Liz sat bolt upright and looked to her right, to the source of the sounds, expecting to see two wicked old men at side of the bed, but instead she saw something both surreal and spine-chilling. Two bizarre-looking winged creatures, each just bigger than Liz’s thumb, were standing on the bedcover, and these entities had a pair of human-like legs and two arms with tiny hands, but their heads looked grotesque. The noses of the creatures were pointed, and their eyes were black twinkling beads. The backsides of the beings tapered like the body of a wasp and ended in a huge needle – a stinger perhaps. One of the winged horrors was red and the other was a metallic purple, and the red creature flew forward and pierced Liz’s lower lip with its nose. Liz fell backwards onto the floor, picked up her shoe, then swatted the red “fly” with it. The impact sent a dark-coloured liquid spurting from the weird insect onto the blanket.
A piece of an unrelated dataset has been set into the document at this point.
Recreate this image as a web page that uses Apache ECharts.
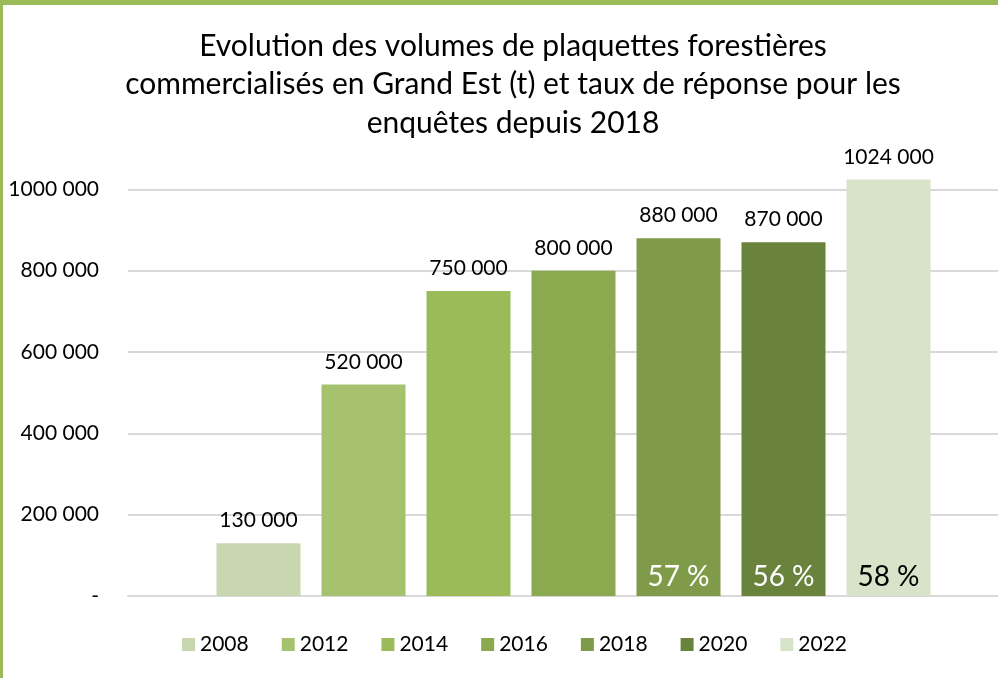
<!DOCTYPE html>
<html>
<head>
<meta charset="utf-8">
<script src="https://cdn.jsdelivr.net/npm/echarts@6/dist/echarts.min.js"></script>
<style>
  html, body { margin: 0; padding: 0; background: #fff; overflow: hidden; }
  #wrap { position: relative; width: 998px; height: 678px; overflow: hidden; }
  #chart { position: absolute; left: 0; top: 0; width: 1040px; height: 678px; }
  .edge { position: absolute; background: #9BBB59; }
</style>
</head>
<body>
<div id="wrap">
  <div id="chart"></div>
  <div class="edge" style="left:0;top:0;width:998px;height:5px;"></div>
  <div class="edge" style="left:0;top:0;width:3px;height:678px;"></div>
</div>
<script>
// années (une série par année, une seule catégorie)
var years = ["2008", "2012", "2014", "2016", "2018", "2020", "2022"];
// volumes commercialisés (t)
var volumes = [130000, 520000, 750000, 800000, 880000, 870000, 1024000];
// taux de réponse aux enquêtes (%)
var rates = [null, null, null, null, 57, 56, 58];
var colors = ["#C9D7B0", "#A6C26F", "#9BBB59", "#8BA94F", "#7F9B49", "#6A833C", "#D8E4C9"];
var rateColors = [null, null, null, null, "#ffffff", "#ffffff", "#000000"];
var categories = ["volumes"];

var font = "Lato";

function fmt(v) {
  if (v === 0) return "-";
  return String(v).replace(/\B(?=(\d{3})+(?!\d))/g, " ").replace(/^(\d) (\d{3} \d{3})$/, "$1$2");
}

var chart = echarts.init(document.getElementById("chart"));

var series = years.map(function (y, i) {
  var s = {
    name: y,
    type: "bar",
    data: [volumes[i]],
    barWidth: 84,
    barGap: "25%",
    itemStyle: { color: colors[i] },
    label: {
      show: true,
      position: "top",
      distance: 12,
      color: "#000",
      fontFamily: font,
      fontSize: 21,
      formatter: function (p) { return fmt(p.value); }
    }
  };
  if (rates[i] != null) {
    s.markPoint = {
      symbol: "rect",
      symbolSize: 0,
      data: [{ coord: [0, 0], value: rates[i] }],
      label: {
        show: true,
        position: "top",
        distance: 5,
        color: rateColors[i],
        fontFamily: font,
        fontSize: 28,
        formatter: function (p) { return p.value + " %"; }
      }
    };
  }
  return s;
});

chart.setOption({
  animation: false,
  title: {
    text: "Evolution des volumes de plaquettes forestières\ncommercialisés en Grand Est (t) et taux de réponse pour les\nenquêtes depuis 2018",
    left: 508,
    textAlign: "center",
    top: 22,
    textStyle: {
      color: "#000",
      fontFamily: font,
      fontSize: 30,
      fontWeight: "normal",
      lineHeight: 38.5
    }
  },
  legend: {
    data: years,
    left: 177,
    top: 629,
    itemWidth: 13,
    itemHeight: 13,
    itemGap: 33,
    icon: "rect",
    textStyle: { color: "#000", fontFamily: font, fontSize: 21, padding: [0, 0, 0, 0] }
  },
  grid: { left: 128, right: 21, top: 108, bottom: 82 },
  xAxis: {
    type: "category",
    data: categories,
    axisLine: { show: true, lineStyle: { color: "#D9D9D9", width: 2 } },
    axisTick: { show: false },
    axisLabel: { show: false }
  },
  yAxis: {
    type: "value",
    min: 0,
    max: 1200000,
    interval: 200000,
    axisLine: { show: false },
    axisTick: { show: false },
    axisLabel: {
      showMaxLabel: false,
      color: "#000",
      fontFamily: font,
      fontSize: 21,
      margin: 29,
      formatter: fmt
    },
    splitLine: { showMaxLine: false, lineStyle: { color: "#D9D9D9", width: 2 } }
  },
  series: series
});
</script>
</body>
</html>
The injured creature made a high-pitched buzzing sound as its wings and little limbs shuddered. Liz ran out of the room screaming and woke up the entire lodging house. When Mrs Creedy asked what the matter was, Liz could hardly get her words out straight. She sat in the kitchen downstairs as Elsie made her a cup of tea, and Mrs Creedy calmed down her lodger by saying she’d had a nightmare. Liz refused to go back into the room until it was light, and the beings were nowhere to be seen, but on the candy-striped blanket and pillowcase, Liz saw green stains – no doubt the “blood” of the thing she had swatted with her shoe.
Liz went home in a dreadful state that day, and as soon as her drunken husband opened the door, he looked her up and down with a sneer, and was about to say something derogatory, when Liz punched him in the jaw, knocking him clean out. He changed for the better after that. This account dovetails with some very similar accounts that I researched and published in Haunted Liverpool 15 under the chapter “The Purple Fly Encounters”. Within that chapter I documented encounters with what seemed to be an unknown species of overgrown dragonfly, coloured Tyrian purple, which had two human-like arms and legs, and a face with a pointed snout set on a globular head. The eyes of these flies were always described as diamond-like – exactly how the eyes of the sinister insects were described by Liz in her 1970 encounter. After the publication of Haunted Liverpool 15 I was contacted by people from all walks of life who believed that they too had encountered these strange flies, and one particular hotspot where the creatures seemed to gather was in Childwall, especially on the island in the middle of the Fiveways Roundabout. Whether these beings hail from another planet in this boundless universe or from some parallel dimension is still unanswered.